AKİF BEKİ’DEN ‘’NAH’’: 2008 yılı ortalarında Turgay Ciner’in çıkaracağı gazeteye Hürriyet’ten bazı arkadaşlarla birlikte geçmek üzereydik. Ama zaman zaman kulağıma bazı sözler geliyordu. Bir gazeteci arkadaşım Başbakanlık sözcüsü ve Tayyip’in sağ kolu Akif Beki’ye, ‘Yeni bir muhalif gazete geliyor. Emin Çölaşan ve Bekir Coşkun da geçiyor” demiş. Akif Beki de sağ elinin başparmağını iki parmağının arasına sokup, elini sallıyor ve ‘’Nah geliyor muhalif gazete” cevabını veriyor. Doğan grubu çalışanlarına akreditasyon yasağı getiren Akif Beki, şimdi Ertuğrul’un desteğinde ve Doğan grubuna ait anlı şanlı Radikal gazetesinde köşe yazarı oldu.

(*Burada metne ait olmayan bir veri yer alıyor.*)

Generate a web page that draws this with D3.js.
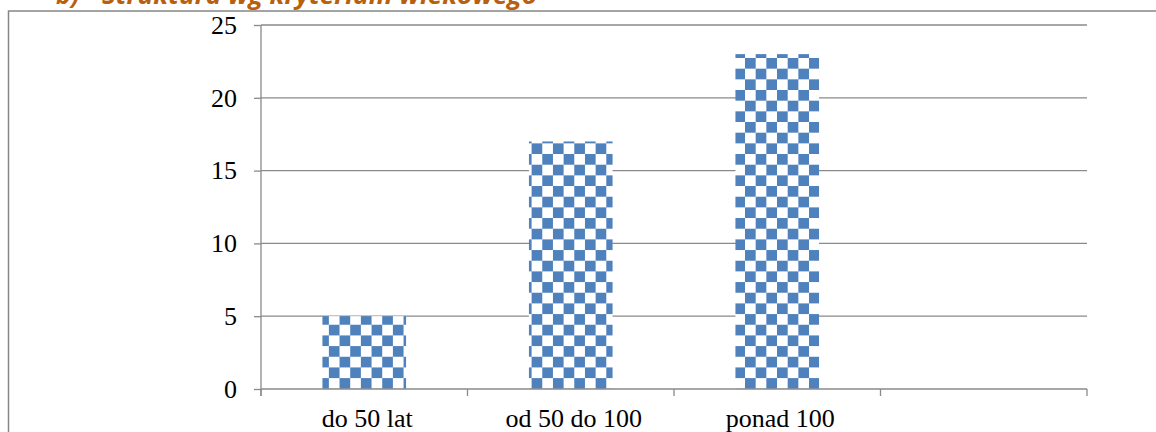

BEKİR COŞKUN, SENEM’İ İŞLETMİŞ: 22 Şubat 2009 günü, Vatan’ın manşetinde Bekir Coşkun ile yapılmış bir söyleşi var. Bekir, ‘’Beni atsalar, Emin’in kılı bile kıpırdamazdı’’ demiş. Beynimden vurulmuşa döndüm. Röportajı yapan Senem Altan ve benim yazılarımda yıllarca kavga verdiğim Ahmet Altan’ın kızı, Çetin Altan’ın torunu. Kafam allak bullak. Akşam Bekir aradı, gülüyordu. ‘’Söyleşi bittiğinde, ben o sözleri tamamen gırgırına söyledim. Hep beraber kahkaha attık. Teybi kapattı sanıyordum.’’ dedi. Ben de ‘’Sen kiminle dans ettiğinin farkında değil misin? Ben onun babasıyla amcasıyla yıllarca kavga verdim. Şimdi Tayyip medyası bunu alıp kullanacak.’’ cevabını verdim. Dediğim de çıktı. Bekir yine aradı ve bunu düzelteceğini söyledi ve ‘’Bizim mahallede kimse kimseyi satmaz’’ diye bir yazı yazdı. Bekir’e olan kırgınlığım 24 saat bile sürmedi. Bir yol kazasına uğramıştı.